Boosting immigration (itself improbable) could mitigate Russia’s demographic decline, but it cannot stop it.
This demographic reality is perhaps the greatest limiting factor for Putin’s expansionist ambitions in Ukraine for two reasons. Any invasion of Ukraine would take a serious cost in Russian life, with Ukrainians prepared and motivated to resist Russian occupation in a way they were not when Russia annexed Crimea in 2014. Ukrainian Defense Minister Oleksii Reznikov has made this explicit, saying while Ukraine would no doubt suffer in the event of war, it would also “not mourn alone.” And most Russian casualties would be soldiers in their 20s—members of the same small generation born during the 1990s whom Russia can scarcely afford to sacrifice.
The second limiting factor relates to the West’s response to any Russian move on Ukraine. Scholars debate the utility of sanctions in changing behavior, but their economic impact has been clear. Russia’s economy is still smaller than it was in 2014, when Western sanctions in response to Crimea’s occupation helped reduce GDP by more than a quarter. And the West still has a lot more economic pain to inflict, from freezing Russia out of SWIFT (the system through which international banks make transfers) to canceling Nord Stream 2 (the pipeline delivering natural gas from Russia to Germany). These sanctions would trigger capital outflows and economic turmoil to an extent not seen since the 1990s—depressing Russia’s birthrate at the moment it most needs it to rise.
Rather than being purely a limiting factor, it’s possible to argue Russia’s weak demographic hand has made it even more dangerous.
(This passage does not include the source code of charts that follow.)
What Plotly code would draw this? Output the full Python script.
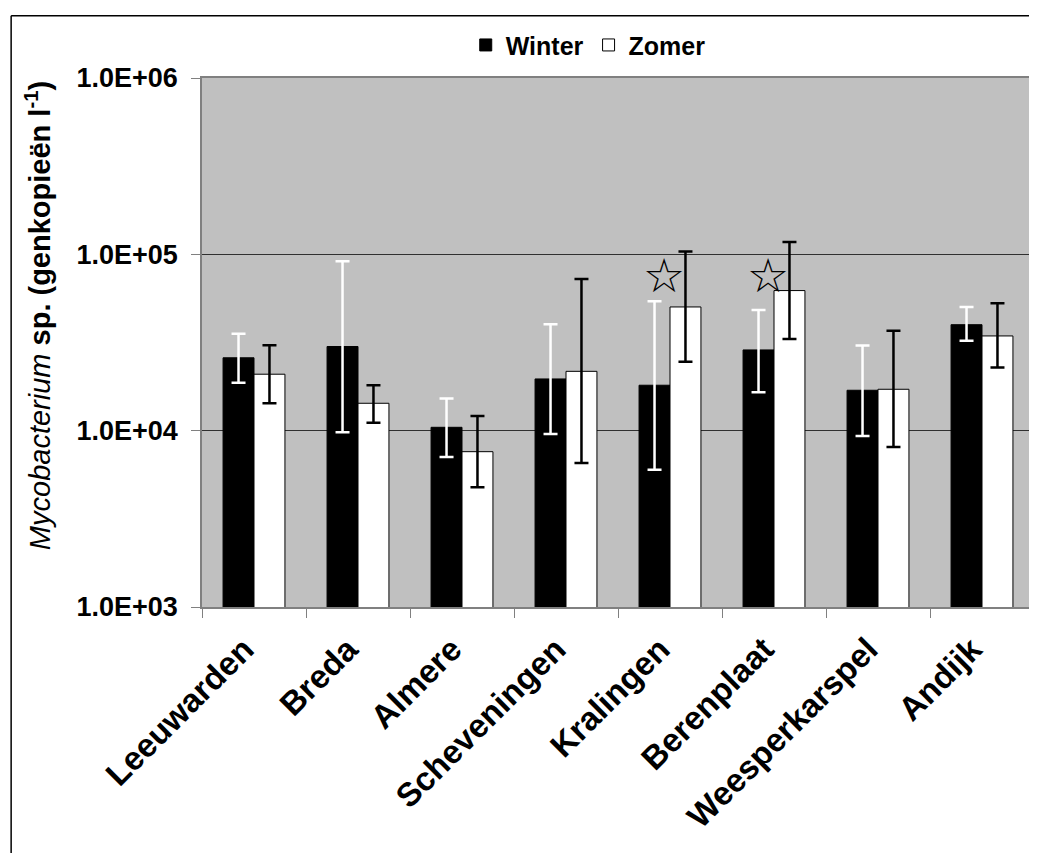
import math
import plotly.graph_objects as go

sites = ["Leeuwarden", "Breda", "Almere", "Scheveningen", "Kralingen",
         "Berenplaat", "Weesperkarspel", "Andijk"]

winter = [25900, 30000, 10450, 19650, 18100, 28700, 16950, 39900]
winter_hi = [35400, 91400, 15200, 40100, 54200, 48400, 30400, 50300]
winter_lo = [18700, 9790, 7100, 9580, 6010, 16500, 9330, 32400]

zomer = [20900, 14300, 7600, 21700, 50300, 62300, 17170, 34450]
zomer_hi = [30500, 18100, 12100, 72500, 103700, 117600, 36900, 52800]
zomer_lo = [14300, 11100, 4770, 6560, 24600, 33100, 8090, 22800]

star_sites = ["Kralingen", "Berenplaat"]
star_level = 75700

tick_vals = [1e3, 1e4, 1e5, 1e6]
tick_text = ["1.0E+03", "1.0E+04", "1.0E+05", "1.0E+06"]

FONT = "Liberation Sans, Arial, sans-serif"

fig = go.Figure()
fig.add_trace(go.Bar(
    name="Winter", x=sites, y=winter,
    marker=dict(color="black", line=dict(color="black", width=1)),
    error_y=dict(type="data", symmetric=False,
                 array=[h - v for h, v in zip(winter_hi, winter)],
                 arrayminus=[v - l for l, v in zip(winter_lo, winter)],
                 color="white", thickness=2.5, width=7),
))
fig.add_trace(go.Bar(
    name="Zomer", x=sites, y=zomer,
    marker=dict(color="white", line=dict(color="black", width=1)),
    error_y=dict(type="data", symmetric=False,
                 array=[h - v for h, v in zip(zomer_hi, zomer)],
                 arrayminus=[v - l for l, v in zip(zomer_lo, zomer)],
                 color="black", thickness=2.5, width=7),
))

for s in star_sites:
    fig.add_annotation(x=s, y=math.log10(star_level), yref="y", xref="x", text="☆",
                       showarrow=False, xshift=-6, xanchor="center", yanchor="middle",
                       font=dict(family="DejaVu Sans", size=47, color="black"))

# y-axis title (rich text)
fig.add_annotation(
    xref="paper", yref="paper", x=-0.197, y=0.55, textangle=-90,
    xanchor="center", yanchor="middle",
    text="<i>Mycobacterium</i> <b>sp. (genkopieën l<sup>-1</sup>)</b>",
    showarrow=False, font=dict(family=FONT, size=29, color="black"),
)

# outer chart border (top and left visible)
fig.add_shape(type="line", xref="paper", yref="paper", x0=-0.2294, x1=1.01,
              y0=1.1178, y1=1.1178, line=dict(color="black", width=1.5))
fig.add_shape(type="line", xref="paper", yref="paper", x0=-0.2294, x1=-0.2294,
              y0=1.1178, y1=-0.6, line=dict(color="black", width=1.5))

fig.update_layout(
    width=1029, height=845,
    margin=dict(l=194, r=1, t=70, b=246),
    paper_bgcolor="white", plot_bgcolor="#c0c0c0",
    barmode="group", bargap=0.405, bargroupgap=0,
    font=dict(family=FONT, color="black"),
    showlegend=True,
    legend=dict(orientation="h", x=0.317, y=1.062, xanchor="left", yanchor="middle",
                font=dict(family=FONT, size=25, color="black", weight="bold"),
                itemwidth=30, bgcolor="rgba(0,0,0,0)"),
)
fig.update_xaxes(
    tickangle=-45, tickson="boundaries", ticks="outside", ticklen=9,
    tickcolor="#808080", showline=True, linecolor="#808080", linewidth=1.5,
    mirror=True, showgrid=False, ticklabelshift=-10, ticklabelstandoff=8,
    tickfont=dict(family=FONT, size=33, color="black", weight="bold"),
)
fig.update_yaxes(
    type="log", range=[3, 6], tickvals=tick_vals, ticktext=tick_text,
    ticks="outside", ticklen=9, tickcolor="#808080", ticklabelstandoff=8,
    showline=True, linecolor="#808080", linewidth=1.5, mirror=True,
    showgrid=True, gridcolor="#303030", gridwidth=1,
    tickfont=dict(family=FONT, size=27, color="black", weight="bold"),
)

fig.write_html("out.html")
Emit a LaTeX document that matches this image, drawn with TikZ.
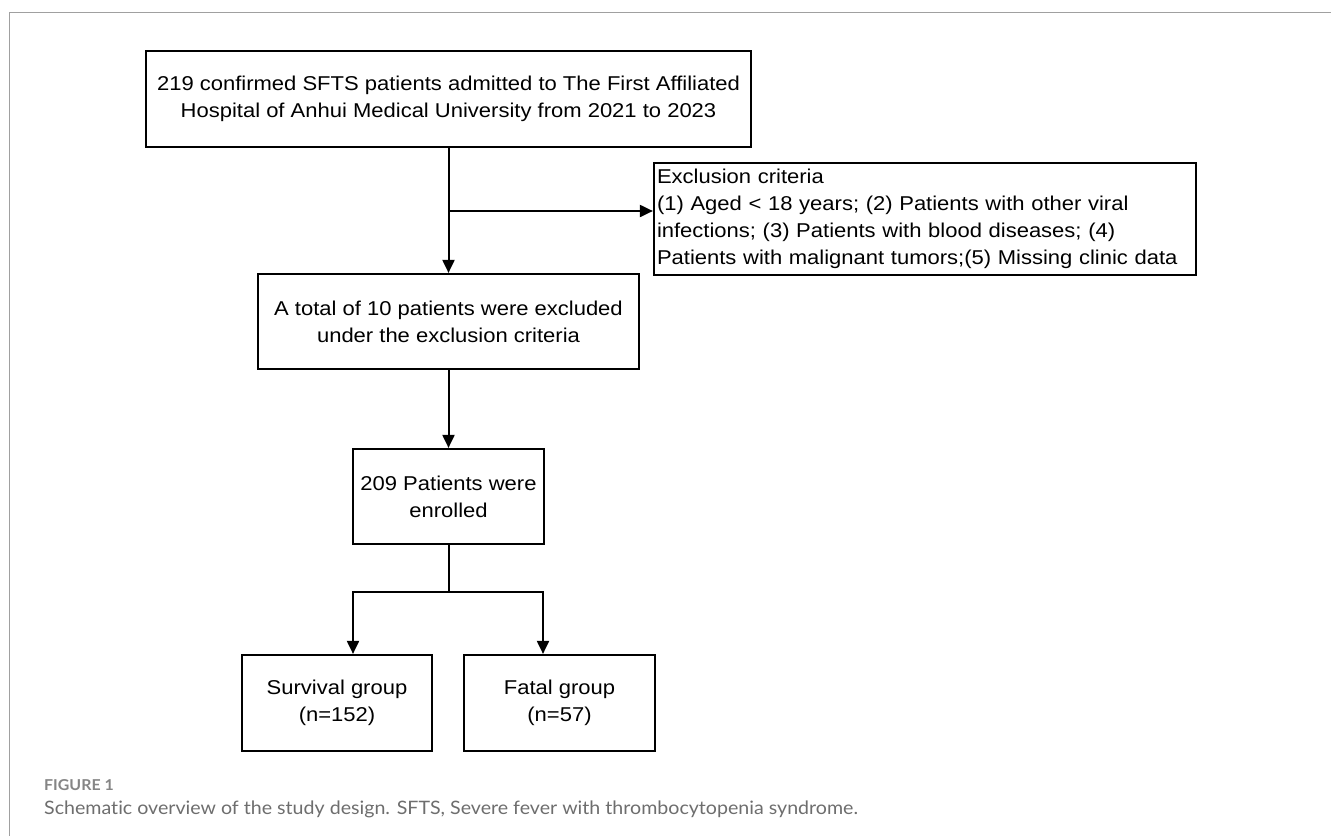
\documentclass[tikz,border=0pt]{standalone}
\usepackage{fontspec}
\setmainfont{Liberation Sans}
\newfontfamily\boxfont[FakeStretch=1.1]{Liberation Sans}
\newfontfamily\capfont[Ligatures=NoCommon,FakeStretch=1.06]{Lato}
\usetikzlibrary{arrows.meta,calc}
\definecolor{capgray}{HTML}{6E6E6E}
\definecolor{figgray}{HTML}{858585}
\definecolor{framegray}{HTML}{A0A0A0}
\tikzset{
  flowbox/.style={draw=black, line width=2.2pt, inner sep=0pt, align=center,
    font=\boxfont\fontsize{20}{27}\selectfont},
  flowarrow/.style={line width=2pt, -{Triangle[length=13pt,width=12pt]}},
  flowline/.style={line width=2pt},
}
\begin{document}
\begin{tikzpicture}[x=1pt,y=-1pt]
\useasboundingbox (0,0) rectangle (1331,836);
\fill[white] (0,0) rectangle (1331,836);
\draw[framegray, line width=1pt] (9,836) -- (9,12) -- (1331,12);

\node[flowbox, minimum width=605pt, minimum height=96pt] (b1) at (448.5,99)
  {219 confirmed SFTS patients admitted to The First Affiliated\\Hospital of Anhui Medical University from 2021 to 2023};
\node[flowbox, minimum width=542pt, minimum height=112pt, text width=536pt, align=left, inner xsep=3pt] (ex) at (925,219)
  {Exclusion criteria\\(1) Aged < 18 years; (2) Patients with other viral\\infections; (3) Patients with blood diseases; (4)\\Patients with malignant tumors;(5) Missing clinic data};
\node[flowbox, minimum width=381pt, minimum height=95pt] (b2) at (448.5,321.5)
  {A total of 10 patients were excluded\\under the exclusion criteria};
\node[flowbox, minimum width=191pt, minimum height=95pt] (b3) at (448.5,496.5)
  {209 Patients were\\enrolled};
\node[flowbox, minimum width=190pt, minimum height=96pt] (b4) at (337,703)
  {Survival group\\(n=152)};
\node[flowbox, minimum width=191pt, minimum height=96pt] (b5) at (559.5,703)
  {Fatal group\\(n=57)};

\coordinate (br) at (448.5,211);
\coordinate (j) at (448.5,592);
\coordinate (jl) at (353,592);
\coordinate (jr) at (543,592);

\draw[flowarrow] (b1.south) -- (b2.north);
\draw[flowarrow] (br) -- (ex.west |- br);
\draw[flowarrow] (b2.south) -- (b3.north);
\draw[flowline] (b3.south) -- (j);
\draw[flowline, line cap=rect] (jl) -- (jr);
\draw[flowarrow] (jl) -- (jl |- b4.north);
\draw[flowarrow] (jr) -- (jr |- b5.north);

\node[anchor=base west, inner sep=0pt, text=figgray, font=\capfont\bfseries\fontsize{15}{17}\selectfont] (fig) at (44,790) {FIGURE 1};
\node[anchor=base west, inner sep=0pt, text=capgray, font=\capfont\fontsize{18.5}{22}\selectfont] (cap) at (44,814) {Schematic overview of the study design. SFTS, Severe fever with thrombocytopenia syndrome.};
\end{tikzpicture}
\end{document}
After all, Russia’s need for more people is no doubt a motivating consideration for its current aggressive posture toward Ukraine, and Putin has said the thought of a depopulated Russia haunts him most—even if the idea that Ukrainians would sign up to be good Russians is largely delusional. But Russia’s demography and the long shadow of the 1990s severely inhibit what the Kremlin can do now. Russia’s future ambitions are still weighed down by its recent past.
The 1990s collapse in birth rates still impacts Moscow’s ambitions.